When did a MOSFET stop being classified as being a transistor? That's what the T in MOSFET is all about! :smiley:

Lefty

Touche!

BillO:
I agree. The MOSFET would be my first choice as a switch like this.

Mine too, if I was making a PCB for it and could use a mosfet in an SMD package, for example http://uk.farnell.com/diodes-inc/zxmn2f30fhta/mosfet-n-sot-23/dp/1583664RL. Unfortunately, there do not seem to be any medium-current mosfets available in non-SMD packages. It surely wouldn't be difficult to make a 1A or even 2A mosfet in a TO92 package, but all that seems to be available is the 2N7000, which has a continuous drain current limit of only 200mA. Mosfets in TO220 packages are a lot more expensive and physically too large in some applications.

dhenry:

divide it by the minimum hfe(gain) of the transistor

hFE is a concept for linear amplification and has very little meaning for switching applications. Typically, you design a circuit assuming the switcher is driven to saturation: Ic / Ib < 10.

IC/IB < 10 is a just rule of thumb that should work for any transistor, but may not always be practical or the right thing to do. It's not a bad rule for most cases, but you can certainly do a lot better if you take the specifications of the transistor being used into account.

While hFE is a variable quality and is only valid during linear operation, it can be used to help find a more reasonable saturation bias to get the most out of your transistor. A transistor is in saturation when both the BE and BC junctions are forward biased. This will occur when:

VBE>VCE, which beings to occur when IBE x hFEmin > IC. Where the value for hFEmin is minimum for the expected IC.

In other words, saturation occurs when an increase in base current will no longer significantly increase collector current.

To insure adequate saturation we include a factor of 1.5 so that all we need is:

IBsat > (1.5 x IC) / hFEmin

If we use the transistor quoted above, the ZTX851, and we need to drive a 1000ma motor, we can get the hFEmin from the spec sheet. Then we have:

IC = 1000ma
hFEmin=100 (between 10ma and 2A)

Therefore IBsat > (1.5 x 1000) / 100

Or, a base current of just over 15ma, which is a whole lot better for MCU use than the 100ma as prescribed by the rule of thumb. In many cases you can get away with even less current, but this would involve testing each transistor for actual hFE at the required collector current.

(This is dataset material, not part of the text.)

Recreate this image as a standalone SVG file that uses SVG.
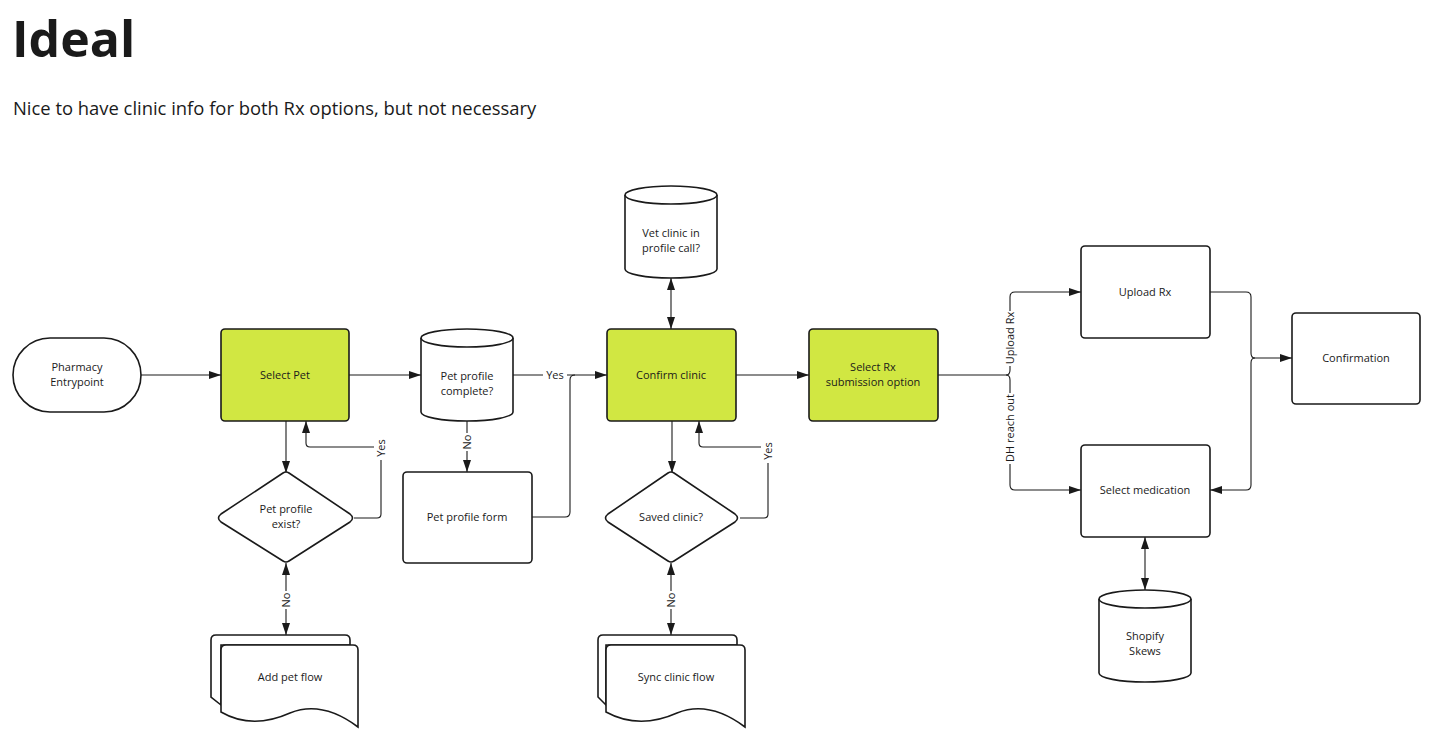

BTW, this is the method and assumptions by which I arrived at the 240 ohm base resistor in my second schematic which is a conservative selection. 270 ohms would still get the job done.

IC = 1000ma
hFEmin=100 (between 10ma and 2A)

What's the corresponding Vce?

What's the power dissipation?

What's the temperature rise?

Your transistor would have exploded at that point.

The Vce(sat) vs. Ic chart provides you with better information.

dc42:
Mine too, if I was making a PCB for it and could use a mosfet in an SMD package, for example http://uk.farnell.com/diodes-inc/zxmn2f30fhta/mosfet-n-sot-23/dp/1583664RL. Unfortunately, there do not seem to be any medium-current mosfets available in non-SMD packages. It surely wouldn't be difficult to make a 1A or even 2A mosfet in a TO92 package, but all that seems to be available is the 2N7000, which has a continuous drain current limit of only 200mA. Mosfets in TO220 packages are a lot more expensive and physically too large in some applications.

It seems the manufacturers do not take much notice of the amateur/hobbyist market anymore. Well, not that they ever used to, but at least back 20 years ago there were a lot more through-hole parts available. That being said, the sexier new parts just were not around then. I guess it's was hard to miss what didn't exist.

I have used the IRLU3410 quite a bit. Sure, it's over-kill for 90% of what I use it for, but is a decent MOSFET at a decent price (about $0.75) and is much more compact than a TO220.

dhenry:
Your transistor would have exploded at that point.

What are you on about?

VCE would be about 0.05v @ 1amp with a base drive of about about 18ma. That's about 0.05W in my book.

Are we looking at the same device???

Page 3, conditions for hFE include Vce = 1v, for Ic = 10ma - 2amp.

That's 1w dissipation for Ic = 1amp.

Thermal resistance for to92 is 100 - 200c/w (max 150c/w for this device) -> 150c temperature increase.

The Vce(sat) chart provides you with better indication (typical) of driving the chip into saturation: 10x - 50x. So your drive requirement is anywhere from 100ma - 20ma, typical.

No margin for error.

BillO:
I have used the IRLU3410 quite a bit. Sure, it's over-kill for 90% of what I use it for, but is a decent MOSFET at a decent price (about $0.75) and is much more compact than a TO220.

I have used the IRLU8726PBF, which comes in the same packages - as you say, much more compact than a TO220 - and very low Rds(on). But I've recently discovered the ZVN4306A N-channel mosfet (1.1A continuous Id, 0.45ohm max Rds(on) @ 5V) which is in the Zetec E-line "TO92-compatible" package. There are some P-channel mosfets in the same package, but with much higher Rds(on).

@dhenry

As I said hFE is only valid in linear mode. They are quoting linear conditions for the hFE. My example is in saturation mode. I only use the hFEmin as a guide to calculate a suitable base current to drive the device into saturation under the conditions I quoted.

Please, take your own advice and look at the VCEsat vs. IC plot. with the 240 ohm resistor we are driving at about 4.3V/240 = ~18ma, which would put VCEsat at bit over 0.05V.